A revised Republican health care bill would drive up the number of uninsured Americans by 22 million by 2026, the Congressional Budget Office estimated Thursday in a report unlikely to help GOP leaders persuade their party's senators to back the reeling legislation in an upcoming showdown vote.
An earlier projection by Congress' nonpartisan budget analysts on the initial version of the GOP legislation projected the same number of people losing coverage. That figure has already proven to be enough to make some Republican senators unwilling to support the legislation.
In another blow to Republicans, the report estimates that single people buying a typical individual plan would face an annual deductible — out-of-pocket expenditures before benefits kick in — of $13,000 in 2026. That is far above the $5,000 deductible they'd be expected to pay under current law.
The $13,000 would engulf such a large amount of peoples' earnings that "many with low income would not purchase any plan even if it had very low premiums," the budget office wrote.
The reworked bill would increase average premiums over the next two years, but reduce them starting in 2020 by 30 percent, the report estimated. But the policies would typically offer less coverage.
And because the GOP measure would also eliminate federal subsidies that let insurers lower out-of-pocket costs for low-earners, there would be fewer lower-income people with coverage, the budget office said.
White House officials and Senate leaders have been suggesting new changes aimed at winning over Republicans, but there's no evidence so far that those efforts have worked. Senate Majority Leader Mitch McConnell, R-Ky., has said he wants a vote on the legislation next week.
The budget office's new estimate does not include the impact of the most important change McConnell made in the legislation in an attempt to gain votes from conservatives. Language added by Sen. Ted Cruz, R-Texas, would let insurers sell low-premiums policies with minimal coverage, an option he and his supporters say would drive down premiums.
The coverage impact of Cruz's proposal is unclear. Many think it would increase the number of healthy people buying policies, but drive down the number of consumers with serious pre-existing conditions who could afford to purchase coverage.
McConnell's other changes included adding $45 billion to help states combat the abuse of drugs including opioids, extra money to help insurers curb cost increases and retention of tax increases Obama's law aimed at higher-income people.
GOP leaders' effort to win support for their bill may face even longer odds because of Sen. John McCain's jarring diagnosis of brain cancer.
Nursing a slender 52-48 majority, McConnell has been unable to muster the 50 votes he'd need to approve his party's health care overhaul. Vice President Mike Pence would cast the tiebreaking vote.
But with McCain, R-Ariz., receiving treatment back home for an uncertain period of time, McConnell's numerical advantage has dwindled. In McCain's absence, if just two Republicans defect it would sink Trump's and the GOP's banner legislative priority, and more than that have said they are ready to do so.

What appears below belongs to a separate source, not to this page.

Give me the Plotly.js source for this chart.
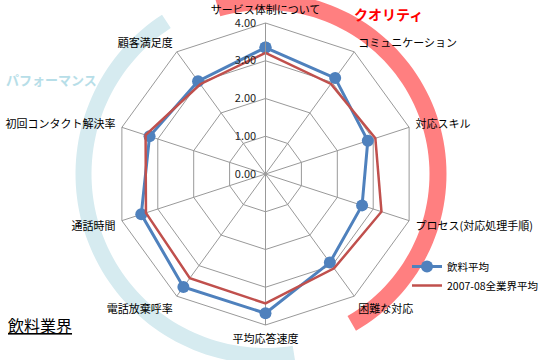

After a face-to-face lecture from Trump, around two dozen GOP senators staged a nearly three-hour bargaining session Wednesday night to resolve their disputes. When it was over, none offered specific examples of any progress.
Also attending Wednesday's private meeting were health secretary Tom Price and Seema Verma, the Medicaid and Medicare administrator. It was interrupted by prayer after the lawmakers learned that McCain, 80, had a cancerous brain tumor.
Earlier Wednesday at the White House, Trump told them they must not leave town for their August recess without sending him an "Obamacare" repeal bill to sign.
Earlier in the week, the latest Senate GOP health care plan collapsed, leading Trump to call for simply letting Obama's law fail.
McConnell indicated he was prepared to stick a fork in the Republican bill and move on to other issues including overhauling the tax code. But, plunging into the issue after a period of lackadaisical involvement, Trump pressured McConnell to delay the key vote until next week, and he invited Republican senators to the White House for lunch.
There, with cameras rolling in the State Dining Room, Trump spoke at length as he cajoled, scolded and issued veiled threats to his fellow Republicans, all aimed at wringing a health care bill out of a divided caucus that's been unable to produce one so far.
McConnell has failed repeatedly to come up with a bill that can satisfy both conservatives and moderates in his Republican conference. Two different versions of repeal-and-replace legislation fell short of votes before coming to the floor, pushing him to announce Monday night that he would retreat to a repeal-only bill that had passed Congress when Obama was in office.
But that bill, too, died a premature death as three GOP senators announced their opposition on Tuesday, one more than McConnell can lose in the closely divided Senate.